トヨタのスポーツカー「GR86」
新型の開発に着手
自然吸気エンジンは廃止?
トヨタGR86やスープラは、現在新車で購入できるスポーツカーの中で、純粋な内燃機関とマニュアルトランスミッションの組み合わせを提供する数少ないモデルの一つだ。特にGR86は、スープラとは異なりターボではなく自然吸気エンジンを採用している点が特徴的だ。比較的手頃な価格と適度な出力を持つため、参入障壁が低いという長所も評価されている。
しかし、このGR86の純粋さもやがて失われる可能性が指摘されている。スポーツカー業界にも押し寄せたハイブリッド化の波が、GR86にも影響を及ぼす可能性があるというのだ。
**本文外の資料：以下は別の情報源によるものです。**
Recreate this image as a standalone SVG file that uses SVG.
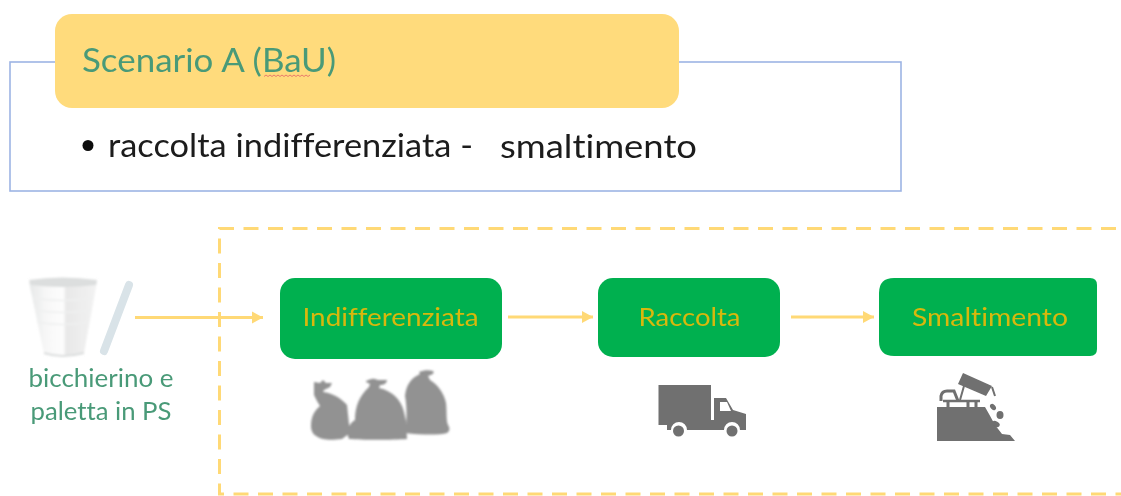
<svg xmlns="http://www.w3.org/2000/svg" width="1121" height="496" viewBox="0 0 1121 496">
<style>
text{font-family:"Lato","Noto Sans","Liberation Sans",sans-serif;font-variant-ligatures:none}
.soft{filter:url(#soft)}
.box{fill:#00b050}
.nl{font-size:25px;fill:#d8b80c;text-anchor:middle}
.gl{fill:#4a9a78}
.conn{stroke:#ffd976;stroke-width:3;fill:none;marker-end:url(#ah)}
.ic{fill:#929292}
.dk{fill:#6f6f6f}
.ring{fill:none;stroke:#eff0f0;stroke-width:1.500}
</style>
<defs>
<filter id="soft" x="-5%" y="-5%" width="110%" height="110%"><feGaussianBlur stdDeviation="0.55"/></filter>
<filter id="soft2" x="-10%" y="-10%" width="120%" height="120%"><feGaussianBlur stdDeviation="0.9"/></filter>
<marker id="ah" markerUnits="userSpaceOnUse" markerWidth="12" markerHeight="14" refX="11" refY="7" orient="auto"><path d="M0 1 L11 7 L0 13 Z" fill="#ffd976"/></marker>
<linearGradient id="cup" x1="0" x2="1" y1="0" y2="0"><stop offset="0" stop-color="#e6e8e8"/><stop offset=".25" stop-color="#f7f7f7"/><stop offset=".5" stop-color="#fdfdfd"/><stop offset=".55" stop-color="#e8e8e8"/><stop offset="1" stop-color="#f3f3f3"/></linearGradient>
</defs>
<g class="soft">
<g id="scenario-frame"><rect x="10" y="62" width="891" height="129" fill="#fff" stroke="#9db4e4" stroke-width="1.6"/></g>
<g id="scenario-title">
<rect x="55" y="14" width="624" height="94" rx="17" fill="#ffdb7c"/>
<text x="82" y="71.500" font-size="33" class="gl" textLength="254" lengthAdjust="spacingAndGlyphs">Scenario A (BaU)</text>
<path d="M264 76.500l2-1.500 2 1.500 2-1.500 2 1.500 2-1.500 2 1.500 2-1.500 2 1.500 2-1.500 2 1.500 2-1.500 2 1.500 2-1.500 2 1.500 2-1.500 2 1.500 2-1.500 2 1.500 2-1.500 2 1.500 2-1.500 2 1.500 2-1.500" fill="none" stroke="#ea7a6c" stroke-width="1"/>
</g>
<g id="scenario-text">
<circle cx="88" cy="145.500" r="5.500" fill="#111"/>
<text x="108" y="157" font-size="33" fill="#1a1a1a" textLength="365" lengthAdjust="spacingAndGlyphs">raccolta indifferenziata -</text>
<text x="500" y="158" font-size="33" fill="#1a1a1a" textLength="197" lengthAdjust="spacingAndGlyphs">smaltimento</text>
</g>
<g id="boundary"><path d="M1116 228.500H219.500V494H1121" fill="none" stroke="#ffd976" stroke-width="3" stroke-dasharray="15 9.500"/></g>
<g id="cup-item">
<g filter="url(#soft2)">
<path d="M29 282 Q62 276 97 282 L84 353 Q62 359 44 353 Z" fill="url(#cup)"/>
<path d="M33 298Q62 303 93 298M35 310Q62 315 91 310M37 322Q62 327 89 322" class="ring"/>
<path d="M29 280 Q62 275 97 280 L96 285 Q62 289 31 285Z" fill="#dcdede"/>
<path d="M44 353Q62 359 84 353" fill="none" stroke="#dcdede" stroke-width="2"/>
</g>
<path d="M129 285 L104 351" stroke="#d9e3e8" stroke-width="8" stroke-linecap="round" fill="none"/>
<text x="101" y="387" font-size="25" class="gl" text-anchor="middle" textLength="145" lengthAdjust="spacingAndGlyphs">bicchierino e</text>
<text x="101" y="420" font-size="25" class="gl" text-anchor="middle" textLength="141" lengthAdjust="spacingAndGlyphs">paletta in PS</text>
</g>
<g id="connectors">
<path class="conn" d="M135 317.500H263"/>
<path class="conn" d="M508 317H593"/>
<path class="conn" d="M791 317H874"/>
</g>
<g id="node-indifferenziata">
<rect class="box" x="280" y="278" width="222" height="81" rx="15"/>
<text class="nl" x="390.500" y="326" textLength="176" lengthAdjust="spacingAndGlyphs">Indifferenziata</text>
<g filter="url(#soft2)">
<path class="ic" d="M314 382l6 1 3-3 3 3 6 0-2 4-6 3-1 2c9 1 18 6 24 13l3 28-8 6c-8 1-15 1-19 0-8-2-12-6-12-13 0-9 3-15 9-20l-3-5-3-6z"/>
<path class="ic" d="M366 381c3-1 6-3 9-2l3 1 9 0c0 3-3 5-7 5l-1 3c13 3 22 11 25 24l2 9 1 18c-14 1-46 1-58 0l-2-6c0-5 4-11 8-13 0-13 4-24 14-33l1-3-4-2z"/>
<path class="ic" d="M419 372c5-2 10-2 14-1 2 2-1 4-5 5l2 4c8 5 14 13 16 23 1 9 0 17 2 22 2 3 2 6-1 8-7 2-24 2-42 0 2-11 2-27 0-37 1-11 6-18 15-22z"/>
</g>
</g>
<g id="node-raccolta">
<rect class="box" x="598" y="278" width="182" height="79" rx="15"/>
<text class="nl" x="689.500" y="326" textLength="102" lengthAdjust="spacingAndGlyphs">Raccolta</text>
<path class="dk" fill-rule="evenodd" d="M658.500 385H711V420H714V398H726L733 410 746 414V430H740A8 8 0 0 0 724 430H687A8 8 0 0 0 671 430H667V425H658.500ZM720 402V411H731L727 402Z"/>
<circle class="dk" cx="678.500" cy="431" r="5.500"/>
<circle class="dk" cx="732" cy="431" r="5.500"/>
</g>
<g id="node-smaltimento">
<path class="box" d="M894 278H1090Q1097 278 1097 285V349Q1097 356 1090 356H894Q879 356 879 341V293Q879 278 894 278Z"/>
<text class="nl" x="990" y="326" textLength="156" lengthAdjust="spacingAndGlyphs">Smaltimento</text>
<path class="dk" d="M937 407H985L989 414 995 425 1002 434 1010 435 1015 441H937Z"/>
<path class="dk" d="M963 373L992 386 986 396 958 384Z"/>
<path d="M964 386L960 400M992 387L995 396" stroke="#6f6f6f" stroke-width="2" fill="none"/>
<path d="M941 401V396Q942 391 947 391H954L958 401" fill="none" stroke="#6f6f6f" stroke-width="3"/>
<path d="M943 401H980" stroke="#6f6f6f" stroke-width="2.500"/>
<path d="M948 400V407M968 400V407M976 400V407" stroke="#6f6f6f" stroke-width="3"/>
<ellipse class="dk" cx="993" cy="407" rx="3.500" ry="2.500" transform="rotate(50 993 407)"/>
<ellipse class="dk" cx="1000" cy="415" rx="3.500" ry="4"/>
<ellipse class="dk" cx="996" cy="424" rx="4" ry="2.500" transform="rotate(30 996 424)"/>
</g>
</g>
</svg>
さらには、2ドアクーペだけでなく4ドアセダンなどの派生車種が追加される可能性も報じられている。仮想レンダリングと共にGR86に適用されるいくつかの変化を見てみよう。
強化された各種規制が理由
他社との協業なしで独自開発
自動車専門メディア「ベストカーウェブ(Best Car Web)」の10月3日の報道によれば、トヨタはすでに次世代GR86の開発に着手している。現行モデルが発売されてからわずか3年しか経っていないにもかかわらず、新モデルの開発が進められている背景には、強化された政府の規制がある。現行モデルはヨーロッパの安全規制「GSR2」や日本の排ガス規制を満たすことができず、トヨタは来年からGR86のヨーロッパ市場での販売を一時中止する計画だ。
現行モデルはスバルBRZとの共同開発だったが、新型GR86はトヨタが独自に開発している。新型のプラットフォームは、現在販売されているレクサスISのものを基にしているとされ、パワートレインに大きな変化があるという。新型GR86には、GRヤリスやGRカローラに搭載された1.6L直列3気筒ガソリンターボエンジンと電動モーターを組み合わせたハイブリッドシステムが有力候補だ。
ハイブリッド搭載が有力
純内燃機関は消えるか?
新型GR86に搭載されるハイブリッドパワートレインは、総出力が350馬力を発揮すると予想されている。ハイブリッド車には通常オートマチックトランスミッションが搭載されるが、新型GR86ではオートマチックとマニュアルトランスミッションの選択肢が残されるとされている。実際に、トヨタはハイブリッドシステムと連動するマニュアルトランスミッションの特許を出願している。
ただし、ベストカーウェブは、純内燃機関の継続可能性も否定していない。今年5月にトヨタはスバルやマツダと共にマルチパスウェイワークショップを開催し、1.5L自然吸気およびターボエンジン、さらには2.0Lターボエンジンの開発を発表している。特に2.0Lターボエンジンは高性能モデル専用として、300馬力および400馬力の二つの仕様が開発予定だ。
派生車種も発売される
セダンバージョンも追加される予定
もう一つ注目すべき点は、派生車種の追加だ。現行GR86は2ドアクーペのみで提供されているが、新型は2ドアクーペだけでなくセダンモデルの公開も予定されている。ベストカーウェブの報道によれば、クーペモデルは来年に発売され、その翌年の2026年にはセダンバージョンが公開される予定だ。
さらに、一部ではGR86ワゴンの追加も予測されている。これは、2016年にトヨタがGT86を基にしたシューティングブレークコンセプトカーを発表した経緯があるためだ。ただし、このコンセプトカーはオーストラリア支社がイベント用に製作したもので、量産は視野に入れられていないとされている。